La suite du communiqué français du 27 novembre 2024 est également, voire encore plus, problématique d’un point de vue juridique. D’abord, en se référant aux « autres ministres concernés », la France élargit le champ de la règle d’inviolabilité qui ne vise que les trois agents étatiques précédemment décrits : le chef de l’État, le chef du gouvernement et le ministre des Affaires étrangères. Les autres ministres, tel le ministre de la Défense, même en fonction, ne jouissent pas de cette protection en droit international général. Surtout, la France ajoute à sa justification juridique, une déclaration d’amitié très inopportune en affirmant :
"Conformément à l’amitié historique qui lie la France à Israël, deux démocraties attachées à l’État de droit et au respect d’une justice professionnelle et indépendante, la France entend continuer à travailler en étroite collaboration avec le premier ministre Nétanyahou et les autres autorités israéliennes pour parvenir à la paix et à la sécurité pour tous au Moyen-Orient."
Cette explication a le mérite de la clarté, et témoigne probablement des exigences imposées par Israël afin de laisser une place à la France dans le dispositif de l’étrange cessez-le-feu du 26 novembre au Liban, ainsi que l’a rapporté la presse israélienne. La France affiche ici le discours classique présentant Israël comme démocratie respectant les droits fondamentaux, ce qui est objectivement faux et d’ailleurs attesté par l’avis de la Cour internationale de justice du 19 juillet 2024que la France doit respecter, un avis qui reconnait, notamment, l’apartheid, sans même parler du recours à la torture jusqu’à la mort.
Est aussi projetée l’image classique d’Israël-partenaire pour la paix, dans un moment où Tel-Aviv affirme sa volonté de redessiner le Proche-Orient et s’y emploie par des bombardements et des exécutions extra-judiciaires. Drôle de moyen d’assurer « la sécurité pour tous »… Donc, la France, au mépris de ce qu’a dit l’organe judiciaire principal des Nations unies, la CIJ, entend continuer de soutenir sans réserve Israël et participer par là à la pax americana dans la région.
Génocide en cours à Gaza
Par-delà l’avis rendu par la CIJ cet été, avec cette déclaration d’amitié et de collaboration, la France se place dans une situation juridiquement problématique. Car si les mandats d’arrêts de la CPI ne se basent pas encore sur l’accusation de génocide, ce crime est de plus en plus précisément attesté. Amnesty international publie ainsi le 5 décembre 2024 un document conséquent affirmant qu’un génocide est en cours à Gaza. La rapporteuse spéciale des Nations unies Francesca Albanese, l’affirme aussi dans un nouveau rapport. C’est également la position du comité spécial de l’ONU chargé d’enquêter sur les pratiques israéliennes, qui affirme en septembre 2024, à l’issue d’une analyse précise de la situation, qu’elle « présente des éléments caractéristiques d’un génocide. » Et bien sûr, la Cour internationale de justice a dit, dès le 26 janvier 2024, le risque de génocide à Gaza, et a réitéré cette position à trois reprises.

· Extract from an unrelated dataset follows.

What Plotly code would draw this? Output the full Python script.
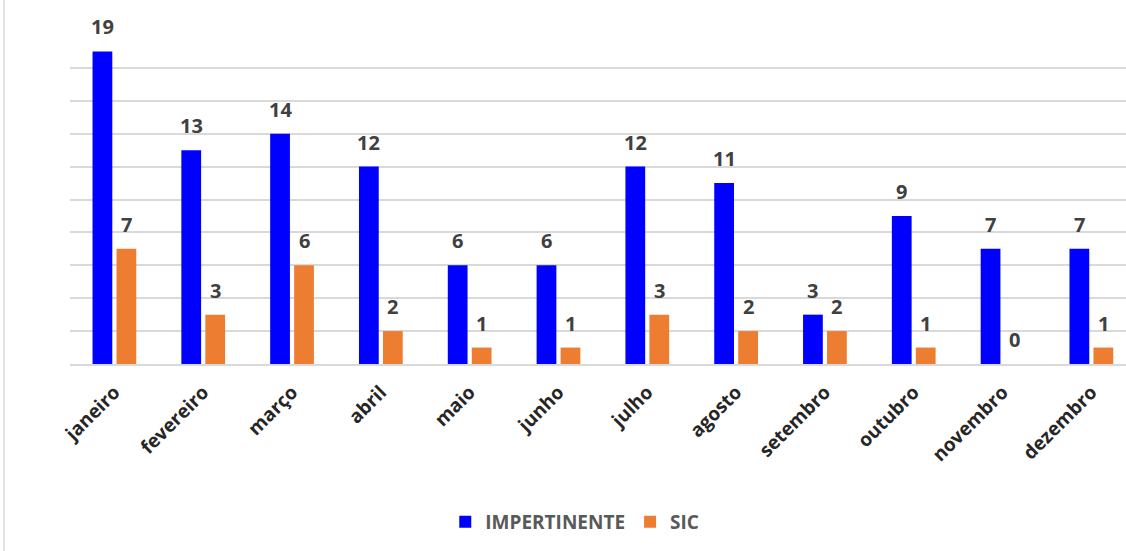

Dans le régime de la Convention sur le génocide de 1948, les États ne doivent évidemment pas se rendre complices du génocide commis par un autre État. Ils doivent également respecter une obligation de prévention dès lors que le risque est connu. Cette obligation de prévention continue logiquement d’exister lorsque le génocide est en cours, afin d’éviter de nouveaux actes criminels. Dans son ordonnance du 30 avril 2024, rendue dans l’affaire opposant le Nicaragua à l’Allemagne, la CIJ a rappelé que cette obligation de prévention lie tous les États parties à la convention sur le génocide, dont la France. Ils doivent mettre en œuvre « tous les moyens qui sont raisonnablement à leur disposition en vue d’empêcher, dans la mesure du possible, le génocide ». La CIJ avait, près de 20 ans auparavant, par un arrêt rendu dans l’affaire bosniaque, précisé que plusieurs paramètres étaient à prendre en compte :
"le premier d’entre eux est évidemment la capacité, qui varie grandement d’un État à l’autre, à influencer effectivement l’action des personnes susceptibles de commettre, ou qui sont en mesure de commettre, un génocide. Cette capacité est elle-même fonction, entre autres, […] de l’intensité des liens politiques et de tous ordres entre les autorités dudit État et les acteurs directs de ces événements"
La France, qui invoque elle-même sa relation d’amitié avec Israël, est donc spécialement obligée d’empêcher le génocide en utilisant les liens étroits qu’elle affiche avec ce pays, car elle admet par là une capacité d’influence toute particulière. Plutôt que de la libérer du mandat d’arrêt, ces liens devraient la conduire à l’exécuter, car il s’agit d’un moyen — parmi d’autres — de réaliser son obligation de prévention du génocide. Mais elle doit aussi se conformer aux obligations rappelées par la CIJ s’agissant de l’occupation illicite du territoire palestinien, qui s’imposent à tous les États. Ces obligations, reprises et précisées dans la résolution de l’Assemblée générale adoptée le 18 septembre 2024, votée par la France, imposent notamment d’interrompre les relations économiques ou commerciales avec Israël, de mettre fin à la « fourniture ou au transfert d’armes, de munitions et de matériel connexe », et de prendre des mesures contre les individus ou les entreprises participant à la situation.